There are other major differences that could prove fatal to the alliance. For example, Berlusconi claimed in a recent interview that Italy’s economy would be badly damaged if it left the euro, and that Lega Nord was in agreement with him on this point. The spokesman for the far-right party quickly refuted this claim, saying that if Lega Nord won the election, it would immediately begin preparations to leave the currency zone.

Berlusconi has also proved a flighty potential partner, saying in December that current Prime Minister Paolo Gentiloni should stay in office if there were no clear majority. Furthermore, Forza Italia only agreed to a formal joint platform in January after months of refusing to sign a contract.

Outlook

A2 Global predicts that there are two likely scenarios for the next Italian government, neither of which will bring stability. Because of M5S’s refusal to work with other parties, even if it wins the most votes it is unlikely to be able to form a government. An M5S minority government would not win the confidence of parliament.

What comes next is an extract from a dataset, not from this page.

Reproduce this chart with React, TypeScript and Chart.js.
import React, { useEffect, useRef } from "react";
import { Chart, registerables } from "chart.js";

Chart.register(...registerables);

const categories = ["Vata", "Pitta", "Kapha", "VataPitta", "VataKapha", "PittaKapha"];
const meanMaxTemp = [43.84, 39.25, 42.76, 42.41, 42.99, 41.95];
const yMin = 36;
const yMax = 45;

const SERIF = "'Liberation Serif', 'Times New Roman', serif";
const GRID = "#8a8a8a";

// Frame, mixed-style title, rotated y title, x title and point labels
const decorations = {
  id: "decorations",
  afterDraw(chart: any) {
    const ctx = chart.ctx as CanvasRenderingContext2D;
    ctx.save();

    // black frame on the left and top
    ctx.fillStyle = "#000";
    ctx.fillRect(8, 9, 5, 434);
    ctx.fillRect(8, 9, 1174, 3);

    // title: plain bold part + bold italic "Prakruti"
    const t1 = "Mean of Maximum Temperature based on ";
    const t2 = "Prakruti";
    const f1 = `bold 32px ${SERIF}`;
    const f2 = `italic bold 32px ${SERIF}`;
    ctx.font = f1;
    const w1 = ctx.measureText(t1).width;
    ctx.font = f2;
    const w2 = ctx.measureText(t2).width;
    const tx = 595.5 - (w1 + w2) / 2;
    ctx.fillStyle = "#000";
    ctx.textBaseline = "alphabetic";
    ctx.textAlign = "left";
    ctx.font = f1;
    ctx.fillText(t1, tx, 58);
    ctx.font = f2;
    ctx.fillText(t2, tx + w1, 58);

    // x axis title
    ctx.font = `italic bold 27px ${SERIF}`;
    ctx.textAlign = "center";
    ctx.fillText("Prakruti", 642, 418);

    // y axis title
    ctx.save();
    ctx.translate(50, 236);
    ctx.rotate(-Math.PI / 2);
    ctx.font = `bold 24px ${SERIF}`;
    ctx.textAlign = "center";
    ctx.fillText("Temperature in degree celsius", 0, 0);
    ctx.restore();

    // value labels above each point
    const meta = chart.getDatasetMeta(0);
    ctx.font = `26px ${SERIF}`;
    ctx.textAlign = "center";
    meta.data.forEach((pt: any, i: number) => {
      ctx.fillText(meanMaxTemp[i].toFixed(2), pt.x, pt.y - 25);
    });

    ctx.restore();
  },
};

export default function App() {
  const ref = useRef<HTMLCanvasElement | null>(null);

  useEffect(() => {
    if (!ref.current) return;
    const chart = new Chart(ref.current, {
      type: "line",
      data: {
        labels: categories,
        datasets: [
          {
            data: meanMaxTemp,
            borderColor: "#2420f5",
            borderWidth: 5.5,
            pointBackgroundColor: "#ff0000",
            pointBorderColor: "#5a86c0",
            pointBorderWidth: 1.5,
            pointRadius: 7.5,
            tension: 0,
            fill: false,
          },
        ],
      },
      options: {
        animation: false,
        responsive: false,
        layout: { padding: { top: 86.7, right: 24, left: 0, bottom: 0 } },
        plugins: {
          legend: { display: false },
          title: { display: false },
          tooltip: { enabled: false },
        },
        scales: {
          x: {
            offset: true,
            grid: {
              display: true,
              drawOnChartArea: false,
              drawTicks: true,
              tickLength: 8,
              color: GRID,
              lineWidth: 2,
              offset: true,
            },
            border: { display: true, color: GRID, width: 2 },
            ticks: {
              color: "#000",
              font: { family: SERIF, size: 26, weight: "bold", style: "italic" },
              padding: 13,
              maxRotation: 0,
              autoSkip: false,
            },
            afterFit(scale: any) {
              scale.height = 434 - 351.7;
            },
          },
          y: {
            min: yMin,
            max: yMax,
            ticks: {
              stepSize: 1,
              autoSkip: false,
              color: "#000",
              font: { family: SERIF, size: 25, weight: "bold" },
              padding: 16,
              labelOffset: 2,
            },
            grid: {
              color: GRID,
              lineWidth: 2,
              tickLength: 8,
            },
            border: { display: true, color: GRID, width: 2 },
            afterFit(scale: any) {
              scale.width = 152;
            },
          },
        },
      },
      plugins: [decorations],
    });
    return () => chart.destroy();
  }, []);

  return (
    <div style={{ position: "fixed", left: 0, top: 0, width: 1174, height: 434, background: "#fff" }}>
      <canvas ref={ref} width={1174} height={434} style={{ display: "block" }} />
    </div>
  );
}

The first possibility is that the P.D. wins just enough votes to form a coalition government with left-wing parties. The P.D., having moved further away from the left in recent years, would need to convince its potential coalition partners of its commitment to social democratic values. The junior coalition partners would also demand key ministerial posts influencing work, pensions and the economy.